We, in the Caribbean, have modelled many of our systems off models received from our colonial masters, who have been predominantly British. The education system has been no exception. Education systems are all subject to periodic reviews as the world changes. The current debate on the Caribbean Secondary Education Certificate (CSEC) programme in the Caribbean is not unique. The British went through a similar debate and so too the Americans, who explored the integration of general and vocational education.

Nothing remains constant

The Caribbean Examination Council (CXC), itself, has not been static. Most of the issues I have raised are already under consideration by CXC, including school-based assessment for mathematics and English language. So we note, frankly, nothing in life remains constant.

High levels of dissatisfaction with the General Certificate of Education (GCE) exams resulted in the British society calling for changes. The GCE exams were replaced by the General Certificate of Secondary Education (GSCE) in the late 1980s, by the then conservative government.

The GCSE is an academic qualification taken usually by secondary students in England, Wales, and Northern Ireland. In Scotland, the equivalent is the Standard Grade. Some students may decide to take one or more GCSE before or after grade 11. The education systems of other British territories such as Gibraltar and the former British dominion of South Africa also use the qualifications, as supplied by the same examination boards. The international version of GCSE is the International General Certificate of Secondary Education, which can be taken anywhere in the world and includes options such as coursework (school-based assessment), modular and language of choice. When GCSEs are taken by students in secondary education, they can often be combined with other qualifications, such as Business and Technology Education Councils (BTECs), the Diploma in Digital Applications (DiDA), or diplomas.

The proverbial debate between general and technical education persisted. The establishment of the National Qualifications Framework was to give guidance to the value of various certification types. Much like what the Task Force on Educational Reform 2004 recommended. There are five examination boards offering GCSEs, which are regulated by the Qualifications and Curriculum Authority (QCA).

GCSE today -

one secondary school exam

All subjects have coursework (SBAs) ranging from 10 per cent to 60 per cent of final grades. Grades range from A+ to G.

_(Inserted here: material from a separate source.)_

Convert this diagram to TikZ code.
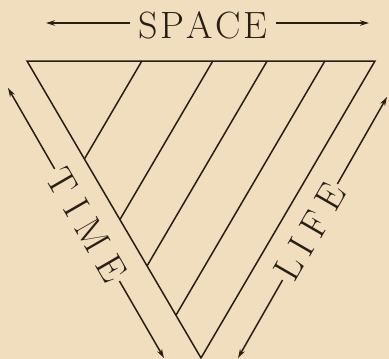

GCSE, at grades D to G, is deemed equivalent to a level-one (1) NVQ, while GSCE, at grades A+ to C, is a level 2 qualification. Most subjects, therefore, have a two-tier system - grades C to G are termed foundation, while grades A+ to C, are called higher GCSE.

The vocational GCSE (VGSCE), introduced in 2000, encouraged students to take the work-related route, which included courses such as engineering, manufacturing, applied business, information and communications technology (ICT), leisure and tourism. Since September 2004, the word 'vocational' was dropped and vocational GCSE is now simply known as GCSE. Therefore, if we wish to retain the British model, I see no reason why we, in the Caribbean, cannot use these reforms of the British system to inform the changes needed to improve CSEC.

Grading system

I would also prefer if we used the same letter grading (A-E), inclusive of the A+, rather than the number grading (1-V1). If, however, we were to choose to retain the number grading system, we should include 1+ as a higher grade than grade 1 which is usually cut off at 75 per cent in some subjects. Again, this type of grading system (A + to E) is standard at the tertiary level. But, as I have been saying, we are behaving, by this model, as if we do not want all our students to progress to tertiary education. This is part of the revision we must seek.

As a country, we have high expectations for all of our students. After all, this is reflected in the philosophy emerging from the Ministry of Education - 'Every Child Can Learn: Every Child Must Learn'. As a consequence, we have a moral obligation to provide equal opportunity for all our students including those with special needs.